For this type of small-scale horror film that relies so much on the psychological state of its main character, the world building is incredibly important. The world of Citadel isn’t exactly our world, but a stretched exaggeration of it, where the urban Irish setting feels excessively dreary, dilapidated and always on the edge of breaking into violence. We also have to believe in the state of Tommy, as the film ultimately is hinged on the actor’s performance. If we don’t buy into him being absolutely terrified of the world around him, we’re not going to experience the world effectively and probably won’t particularly care what happens to him along the way. Thankfully, the film quite nails both of these aspects.

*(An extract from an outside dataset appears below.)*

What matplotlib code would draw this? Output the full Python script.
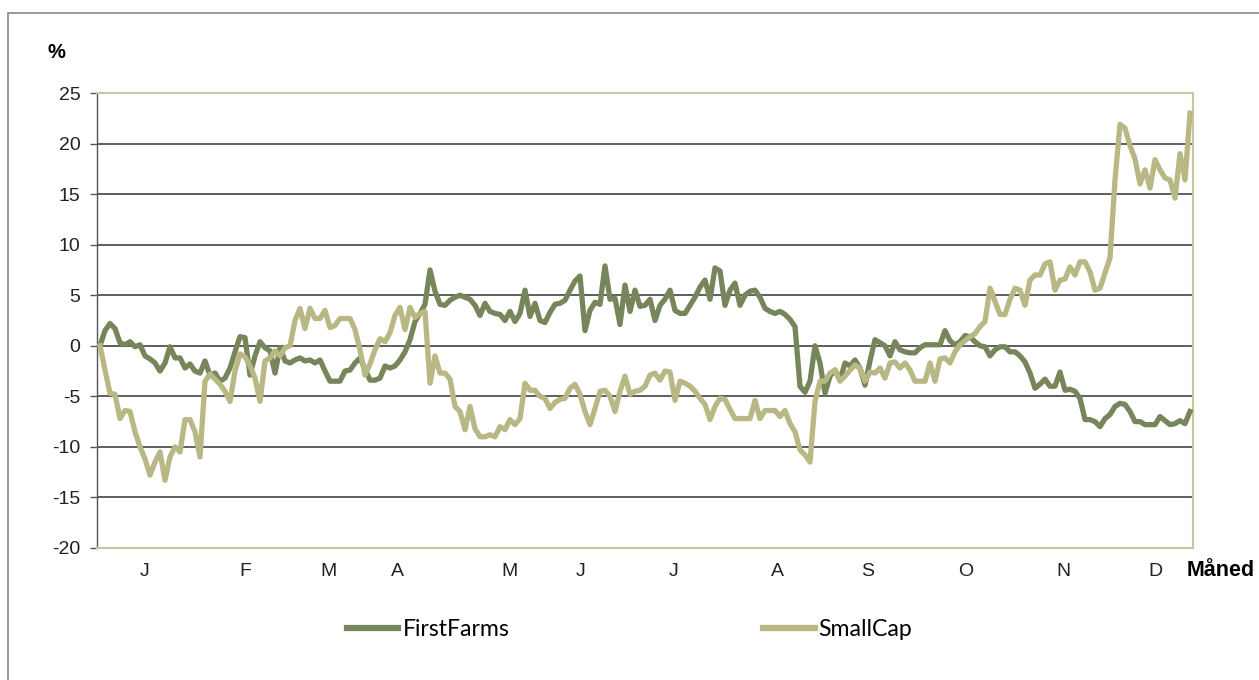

The world feels dystopian without any obvious set dressing — there is appropriate bleakness to the environment that makes it familiar, but a little bit off. I also need to specifically mention the performance of Aneurin Barnard, who plays this meek, paranoid character quite well. He especially shines in the small scenes without obvious horrors, adding the tension that something terrible may just happen in the next frame.
Where the film falters a bit is its take on the idea of fear (a huge theme of the film) and various character perspectives on this world. Though the work of Polanski would seem to be a fitting comparison to Citadel, but it doesn’t have the “world is basically fine, but the character has gone mad” quality. Instead, this world seems to be quite mad, which has driven the main character to his fractured state. Still, there are characters in the film and a lot of dialogue spent to putting things into a certain perspective, denying that this world is inherently evil. We see scenes where Tommy is being treated for his crippling fear, and we are told about how victims often become victims again directly because of their fear — by showing their fear, they become easy targets. I’m sure there is psychological truth to this theory and many of the scenes that explore this aren’t bad within themselves, but so much talk on the subject ultimately dampens the brutal fun of the film.
The theme of fear extends beyond that, and is the thing that most keeps me from wholeheartedly recommending this film. In the first half of the film, a lot of time is spent to desperately explain the reasons for violence that occur, but the film always feels at its best when the violence seems to happen for no reason. The opening moments work so well not because we fully understand the implications of fear and how it creates victims, but because the attack is unannounced and seemingly random. Working with the theories the film explores, I can’t help but feel that Tommy shouldn’t not be afraid so he won’t be a victim, but so he can simply survive in this crazy violent world. Citadel works away from being just a pulpy and visceral horror film, which I think it could be great as, and instead gives us too much psychological explanation — we get everything we need to know in the creepy environments and the look on Tommy’s face.
The horror comes from a group of hooded children that viciously attack everything in sight. They seem to exist more like wolves or pack animals than people, which gives them the slightly-off feel that the film wonderfully displays in other areas. We also smartly don’t get a good look at these kids, we see them in the corners of the frame or behind the foreground action. As we learn more about them throughout the film (and we don’t learn more than we should, though we do come close), its clear that they don’t quite have cinematic counterparts, at least that I can think of — they aren’t quite zombies, not quite animals. Their function in the film lies somewhere close to 28 Days Later and The Descent, and when its at its best, the film’s feel hits the heights of those films. During the film’s final setpiece, which takes place in an abandoned apartment where the feral children have taken up residency (one that looks suspiciously similar to the one featured in the recent action film The Raid: Redemption), the claustrophobic setting and the nature of the children come together quite nicely. When we ultimately see how these monsters are designed, it takes in the film’s theme of fear in a sensible way, but not enough to excuse the excessive psycho-babble that has already taken place.